Lawmakers use the quarterly forecast to help craft a budget for the fiscal year that begins July 1.
By law, they must produce a balanced budget during the Legislative session that ends in May.
The expected deficit was $500 million when Gov. John Hickenlooper released his proposed $28.5 billion budget last fall.
Friday’s forecast said state revenues will increase as Colorado’s economy strengthens this year, though that growth mainly in the metro Denver and Fort Collins regions is being restrained by tight labor and housing markets. Low agricultural prices mean rural areas continue to struggle.
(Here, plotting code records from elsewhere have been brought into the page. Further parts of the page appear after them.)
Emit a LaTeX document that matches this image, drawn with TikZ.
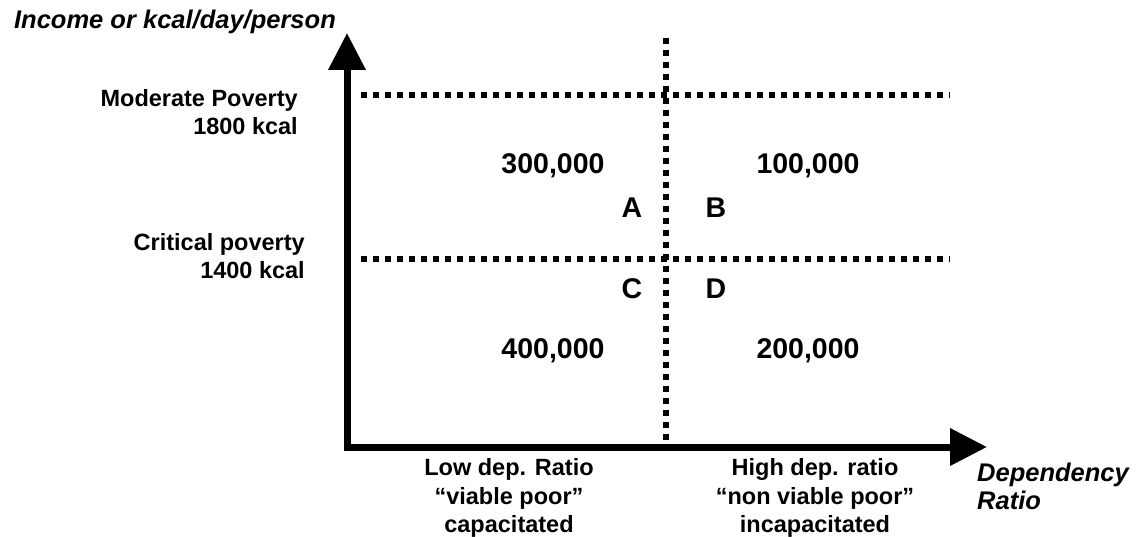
\documentclass[tikz,border=0pt]{standalone}
\usepackage{fontspec}
\setmainfont{Liberation Sans}
\usetikzlibrary{arrows.meta,positioning}
\tikzset{
  axis/.style={line width=7pt,line join=miter,
    {Triangle[length=37pt,width=36pt]}-{Triangle[length=37pt,width=36pt]}},
  cut/.style={line width=6pt,dash pattern=on 6pt off 6pt},
  lbl/.style={font=\fontsize{23.5}{28.5}\selectfont\bfseries,inner sep=0pt,align=center},
  ttl/.style={font=\fontsize{25.5}{28}\selectfont\bfseries\itshape,inner sep=0pt,align=left},
  num/.style={font=\fontsize{28.5}{32}\selectfont\bfseries,inner sep=0pt},
}

\begin{document}
\begin{tikzpicture}[x=1pt,y=-1pt]
\useasboundingbox (0,0) rectangle (1139,537);
% axes
\coordinate (O) at (347,447);
\coordinate (ytip) at (347,33);
\coordinate (xtip) at (987,447);
\draw[axis] (ytip) -- (O) -- (xtip);
% thresholds and dependency split
\coordinate (modL) at (361,95);  \coordinate (modR) at (950,95);
\coordinate (criL) at (361,259); \coordinate (criR) at (950,259);
\coordinate (splT) at (666,38);  \coordinate (splB) at (666,443);
\draw[cut] (modL) -- (modR);
\draw[cut] (criL) -- (criR);
\draw[cut] (splT) -- (splB);
% axis titles
\node[ttl] (ylab) at (175,22) {Income or kcal/day/person};
\node[ttl,anchor=west] (xlab) at (977,486) {Dependency\\Ratio};
% poverty lines
\node[lbl,anchor=east,align=right] (moderate) at (298,112) {Moderate Poverty\\1800 kcal};
\node[lbl,anchor=east,align=right] (critical) at (305,256) {Critical poverty\\1400 kcal};
% groups
\node[lbl] (low) at (509,498) {Low dep. Ratio\\“viable poor”\\capacitated};
\node[lbl] (high) at (815,498) {High dep. ratio\\“non viable poor”\\incapacitated};
% quadrants
\node[num] (nA) at (553,166) {300,000};
\node[num] (nB) at (808,166) {100,000};
\node[num] (nC) at (553,351) {400,000};
\node[num] (nD) at (808,351) {200,000};
\node[num] (qA) at (632,208) {A};
\node[num] (qB) at (716,208) {B};
\node[num] (qC) at (632,289) {C};
\node[num] (qD) at (716,289) {D};
\end{tikzpicture}
\end{document}
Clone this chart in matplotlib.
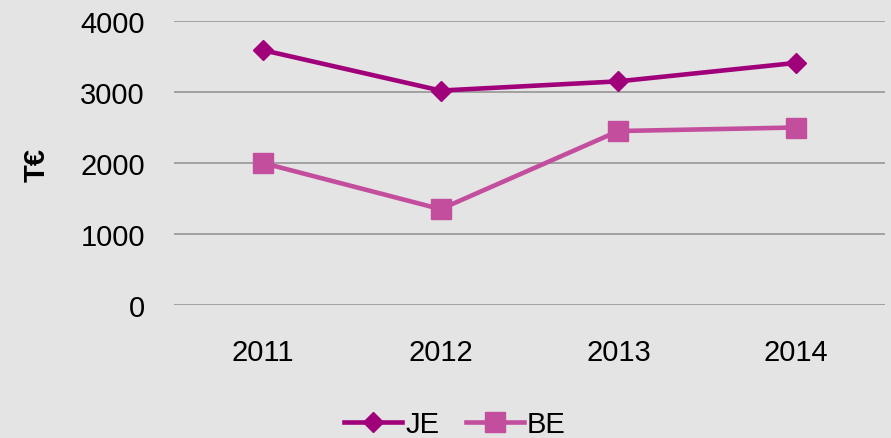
import matplotlib
matplotlib.use("Agg")
import matplotlib.pyplot as plt

# data
years = ["2011", "2012", "2013", "2014"]
je = [3590, 3020, 3150, 3410]
be = [2000, 1350, 2450, 2500]
yticks = [0, 1000, 2000, 3000, 4000]

plt.rcParams["font.family"] = ["Liberation Sans", "DejaVu Sans"]

bg = "#e4e4e4"
fig = plt.figure(figsize=(8.91, 4.39), dpi=100, facecolor=bg)
ax = fig.add_axes([174 / 891, 1 - 306 / 439, 711 / 891, 284 / 439])
ax.set_facecolor(bg)

x = range(len(years))
ax.plot(x, je, color="#a0007a", lw=3.3, marker="D", ms=10, label="JE", zorder=3)
ax.plot(x, be, color="#c34e9e", lw=3.3, marker="s", ms=14, label="BE", zorder=3)

ax.set_xlim(-0.5, len(years) - 0.5)
ax.set_ylim(0, 4000)
ax.set_yticks(yticks)
ax.set_yticklabels([str(v) for v in yticks])
ax.set_xticks(list(x))
ax.set_xticklabels(years)
for v in yticks:
    ax.axhline(v, color="#8e8e8e", lw=1.1, zorder=1)

for s in ax.spines.values():
    s.set_visible(False)
ax.tick_params(axis="both", length=0, labelsize=21)
ax.tick_params(axis="y", pad=21)
ax.tick_params(axis="x", pad=24)

fig.text(37 / 891, 1 - 165 / 439, "T€", rotation=90, fontsize=21,
         fontweight="bold", ha="center", va="center")

fig.legend(loc="center", bbox_to_anchor=(455 / 891, 1 - 425 / 439), ncol=2,
           frameon=False, fontsize=21, handlelength=2.0, handletextpad=0.1,
           columnspacing=0.9, borderaxespad=0)

fig.savefig("out.png", dpi=100, facecolor=bg)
Despite increasing revenues, constitutionally-mandated tax rebates, transportation spending and other measures mean there is a $697 million gap in the general fund, which is the state’s treasury.
Revenues are expected to grow by 4 percent this year and by more than 5 percent in fiscal year 2017-18.
But the report said that government spending can grow by less than 1 percent because of those spending mandates — as well as a requirement that the general fund reserve equal 6.5 percent of total spending.
Under the forecast, the government would have to issue $135 million in taxpayer refunds next fiscal year and $145 million in fiscal year 2018-19.
The Taxpayer’s Bill of Rights requires refunds whenever revenues surpass a cap that is based on population growth and inflation.
The forecast was being presented to the powerful Joint Budget Committee on Friday.
Legislative economists were also expected to present their own quarterly forecasts.